## RECORDS SUPPLIED

__________

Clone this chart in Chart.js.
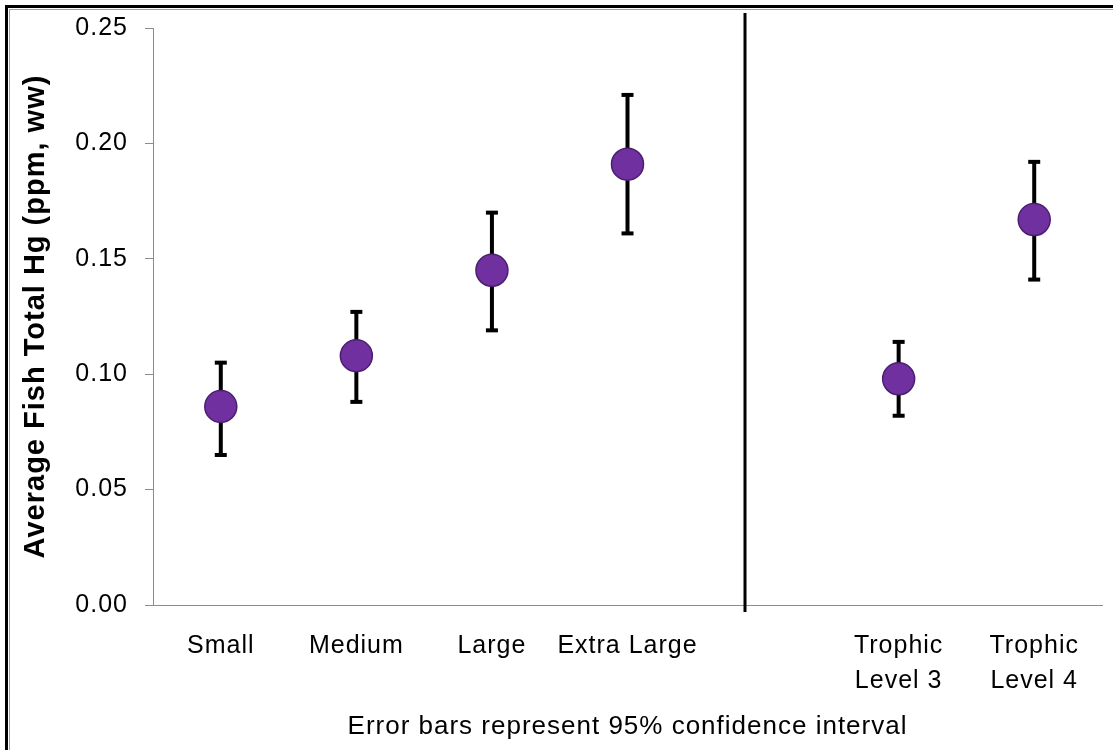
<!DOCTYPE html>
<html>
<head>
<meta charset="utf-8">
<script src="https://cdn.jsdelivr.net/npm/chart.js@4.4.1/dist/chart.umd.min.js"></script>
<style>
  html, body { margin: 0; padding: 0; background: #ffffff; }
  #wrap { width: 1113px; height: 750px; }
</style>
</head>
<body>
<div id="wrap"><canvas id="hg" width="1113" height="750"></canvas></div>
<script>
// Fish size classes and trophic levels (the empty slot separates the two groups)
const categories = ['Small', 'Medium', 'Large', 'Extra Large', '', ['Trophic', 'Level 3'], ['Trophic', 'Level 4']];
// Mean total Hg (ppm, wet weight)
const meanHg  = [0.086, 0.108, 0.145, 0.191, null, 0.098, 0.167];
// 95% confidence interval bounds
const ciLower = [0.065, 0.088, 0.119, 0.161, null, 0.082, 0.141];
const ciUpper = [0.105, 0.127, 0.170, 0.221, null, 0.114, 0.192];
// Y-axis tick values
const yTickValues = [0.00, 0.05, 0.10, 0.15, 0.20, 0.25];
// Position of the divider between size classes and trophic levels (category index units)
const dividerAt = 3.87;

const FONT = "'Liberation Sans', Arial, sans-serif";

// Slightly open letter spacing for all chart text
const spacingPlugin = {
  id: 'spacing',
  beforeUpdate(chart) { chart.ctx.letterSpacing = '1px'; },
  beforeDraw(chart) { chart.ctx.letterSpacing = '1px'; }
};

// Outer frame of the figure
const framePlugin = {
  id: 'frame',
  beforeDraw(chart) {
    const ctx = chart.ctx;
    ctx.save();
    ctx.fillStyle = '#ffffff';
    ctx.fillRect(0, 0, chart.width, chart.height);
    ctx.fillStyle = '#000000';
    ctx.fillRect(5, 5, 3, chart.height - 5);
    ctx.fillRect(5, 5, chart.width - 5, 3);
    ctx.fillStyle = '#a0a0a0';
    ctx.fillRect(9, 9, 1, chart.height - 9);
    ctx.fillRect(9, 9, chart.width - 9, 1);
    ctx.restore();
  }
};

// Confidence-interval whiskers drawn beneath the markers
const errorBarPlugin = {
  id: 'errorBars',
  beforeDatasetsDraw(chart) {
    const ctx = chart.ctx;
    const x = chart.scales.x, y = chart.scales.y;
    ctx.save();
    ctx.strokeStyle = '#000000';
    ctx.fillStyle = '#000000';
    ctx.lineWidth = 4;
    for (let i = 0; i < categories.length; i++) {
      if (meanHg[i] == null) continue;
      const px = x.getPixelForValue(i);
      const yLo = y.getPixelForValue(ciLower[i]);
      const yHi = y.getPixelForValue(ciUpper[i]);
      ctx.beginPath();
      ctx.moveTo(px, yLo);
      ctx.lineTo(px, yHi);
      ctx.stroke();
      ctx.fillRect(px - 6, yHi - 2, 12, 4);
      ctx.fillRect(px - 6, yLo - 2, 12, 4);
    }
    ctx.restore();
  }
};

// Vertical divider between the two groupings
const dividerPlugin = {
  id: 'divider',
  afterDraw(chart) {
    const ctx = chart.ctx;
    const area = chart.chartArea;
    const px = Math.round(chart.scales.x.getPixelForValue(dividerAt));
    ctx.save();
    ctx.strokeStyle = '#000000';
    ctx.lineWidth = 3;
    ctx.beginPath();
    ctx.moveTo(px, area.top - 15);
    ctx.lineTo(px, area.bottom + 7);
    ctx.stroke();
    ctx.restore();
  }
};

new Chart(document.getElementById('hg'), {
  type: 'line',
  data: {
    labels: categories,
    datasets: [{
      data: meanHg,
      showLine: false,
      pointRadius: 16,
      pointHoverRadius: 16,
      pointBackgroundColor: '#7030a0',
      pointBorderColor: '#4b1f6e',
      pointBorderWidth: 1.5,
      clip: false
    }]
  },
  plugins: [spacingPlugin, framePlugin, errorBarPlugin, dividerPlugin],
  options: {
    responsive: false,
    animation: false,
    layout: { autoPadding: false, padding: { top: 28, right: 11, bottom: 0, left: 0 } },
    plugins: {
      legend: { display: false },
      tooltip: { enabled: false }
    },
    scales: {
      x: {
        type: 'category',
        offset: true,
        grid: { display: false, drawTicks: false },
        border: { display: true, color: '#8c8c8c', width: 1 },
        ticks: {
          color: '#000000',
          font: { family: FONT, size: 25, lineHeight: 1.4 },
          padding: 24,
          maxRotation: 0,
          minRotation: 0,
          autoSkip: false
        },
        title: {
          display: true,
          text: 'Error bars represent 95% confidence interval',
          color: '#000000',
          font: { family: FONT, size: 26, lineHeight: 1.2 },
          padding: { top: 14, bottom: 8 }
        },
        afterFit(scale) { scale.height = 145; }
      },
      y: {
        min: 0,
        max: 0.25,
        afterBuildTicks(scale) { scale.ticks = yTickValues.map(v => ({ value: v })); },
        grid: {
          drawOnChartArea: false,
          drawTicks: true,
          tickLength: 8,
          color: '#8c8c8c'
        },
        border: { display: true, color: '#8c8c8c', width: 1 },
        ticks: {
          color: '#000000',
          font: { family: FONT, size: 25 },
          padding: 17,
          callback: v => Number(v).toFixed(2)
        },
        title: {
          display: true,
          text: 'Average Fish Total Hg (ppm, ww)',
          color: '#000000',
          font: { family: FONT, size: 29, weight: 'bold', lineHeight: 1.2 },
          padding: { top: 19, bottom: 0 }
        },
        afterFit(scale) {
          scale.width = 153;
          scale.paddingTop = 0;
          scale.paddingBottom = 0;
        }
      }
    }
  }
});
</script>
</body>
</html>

__________

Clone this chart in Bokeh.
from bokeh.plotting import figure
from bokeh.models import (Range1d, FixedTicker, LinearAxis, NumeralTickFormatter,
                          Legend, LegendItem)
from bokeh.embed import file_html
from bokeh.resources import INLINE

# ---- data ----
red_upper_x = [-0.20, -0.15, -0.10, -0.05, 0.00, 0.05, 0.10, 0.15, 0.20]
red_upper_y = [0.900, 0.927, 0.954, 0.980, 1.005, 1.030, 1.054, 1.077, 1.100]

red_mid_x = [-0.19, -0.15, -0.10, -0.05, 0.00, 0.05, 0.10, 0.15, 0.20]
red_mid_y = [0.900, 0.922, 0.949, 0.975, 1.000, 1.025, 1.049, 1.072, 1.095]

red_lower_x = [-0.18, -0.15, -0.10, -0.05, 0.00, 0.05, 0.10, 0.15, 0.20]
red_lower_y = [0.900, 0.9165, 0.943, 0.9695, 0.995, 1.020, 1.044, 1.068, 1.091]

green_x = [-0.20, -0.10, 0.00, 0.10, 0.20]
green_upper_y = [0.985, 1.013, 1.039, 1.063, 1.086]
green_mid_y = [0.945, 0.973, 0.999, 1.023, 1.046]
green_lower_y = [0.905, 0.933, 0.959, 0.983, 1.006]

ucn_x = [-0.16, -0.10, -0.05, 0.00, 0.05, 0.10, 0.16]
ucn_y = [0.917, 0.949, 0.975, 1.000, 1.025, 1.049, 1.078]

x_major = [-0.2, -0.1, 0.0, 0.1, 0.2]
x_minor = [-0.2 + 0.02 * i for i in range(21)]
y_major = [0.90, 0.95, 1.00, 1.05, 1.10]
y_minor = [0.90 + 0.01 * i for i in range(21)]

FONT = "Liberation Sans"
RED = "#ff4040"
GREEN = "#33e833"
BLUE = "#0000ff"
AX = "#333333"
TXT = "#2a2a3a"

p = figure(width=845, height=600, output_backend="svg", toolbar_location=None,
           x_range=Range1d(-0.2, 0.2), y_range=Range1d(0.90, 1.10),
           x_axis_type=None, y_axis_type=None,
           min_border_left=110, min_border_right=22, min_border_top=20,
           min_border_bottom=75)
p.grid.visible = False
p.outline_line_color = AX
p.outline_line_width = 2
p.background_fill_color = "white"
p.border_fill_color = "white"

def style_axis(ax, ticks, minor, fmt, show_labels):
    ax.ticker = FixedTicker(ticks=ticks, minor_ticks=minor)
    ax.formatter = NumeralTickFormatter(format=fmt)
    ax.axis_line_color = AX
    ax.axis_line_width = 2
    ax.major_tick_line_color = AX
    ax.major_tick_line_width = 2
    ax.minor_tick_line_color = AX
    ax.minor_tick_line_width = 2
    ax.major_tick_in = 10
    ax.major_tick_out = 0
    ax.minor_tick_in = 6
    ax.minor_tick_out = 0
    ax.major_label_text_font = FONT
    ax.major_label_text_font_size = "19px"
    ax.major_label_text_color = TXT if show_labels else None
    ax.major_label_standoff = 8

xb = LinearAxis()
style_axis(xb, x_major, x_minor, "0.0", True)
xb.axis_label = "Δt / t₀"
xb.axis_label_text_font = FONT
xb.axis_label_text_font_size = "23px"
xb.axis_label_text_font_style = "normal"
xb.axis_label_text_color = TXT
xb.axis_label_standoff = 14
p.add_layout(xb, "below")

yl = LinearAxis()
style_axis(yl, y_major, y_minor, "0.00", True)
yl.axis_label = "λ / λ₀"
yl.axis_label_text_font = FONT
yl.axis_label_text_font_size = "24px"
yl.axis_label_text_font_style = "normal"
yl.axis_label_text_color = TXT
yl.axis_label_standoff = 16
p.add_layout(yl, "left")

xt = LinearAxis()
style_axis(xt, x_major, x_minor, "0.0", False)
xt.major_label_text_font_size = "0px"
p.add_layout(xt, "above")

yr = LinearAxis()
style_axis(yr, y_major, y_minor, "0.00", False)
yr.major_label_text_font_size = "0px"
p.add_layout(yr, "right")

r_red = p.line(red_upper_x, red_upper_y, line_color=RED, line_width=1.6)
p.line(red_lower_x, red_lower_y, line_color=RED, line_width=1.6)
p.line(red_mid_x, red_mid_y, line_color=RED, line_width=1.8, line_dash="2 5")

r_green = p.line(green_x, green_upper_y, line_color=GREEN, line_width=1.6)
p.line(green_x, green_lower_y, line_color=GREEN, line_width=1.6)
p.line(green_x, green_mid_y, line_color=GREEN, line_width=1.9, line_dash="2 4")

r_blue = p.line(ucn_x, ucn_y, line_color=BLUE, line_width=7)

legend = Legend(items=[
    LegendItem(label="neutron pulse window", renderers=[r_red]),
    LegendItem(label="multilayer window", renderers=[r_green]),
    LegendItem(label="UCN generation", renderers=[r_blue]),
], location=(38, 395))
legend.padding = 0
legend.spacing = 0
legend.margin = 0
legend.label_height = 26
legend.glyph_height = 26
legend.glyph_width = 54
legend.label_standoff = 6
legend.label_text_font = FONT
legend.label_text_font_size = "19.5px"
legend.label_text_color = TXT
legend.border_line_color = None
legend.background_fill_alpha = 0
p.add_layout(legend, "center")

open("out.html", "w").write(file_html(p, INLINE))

__________

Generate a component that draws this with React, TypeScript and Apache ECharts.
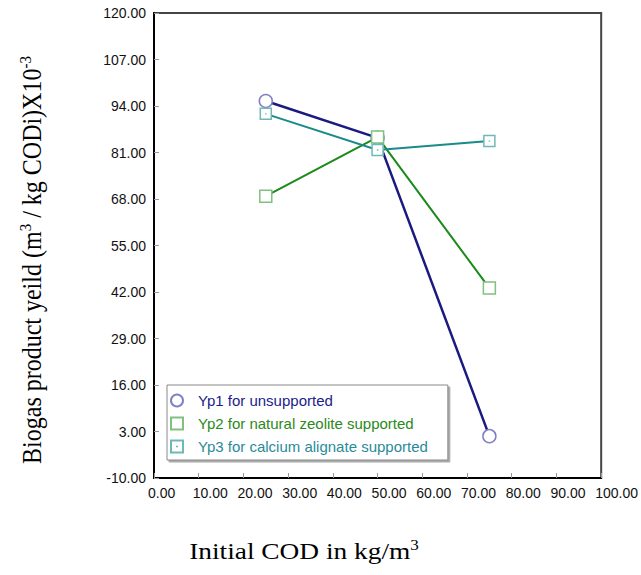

__________

## GIVEN EXERCISE
Search the data above for the string "Clone" and return every line that has it.

## THE SOLUTION
Clone this chart in Chart.js.
Clone this chart in Bokeh.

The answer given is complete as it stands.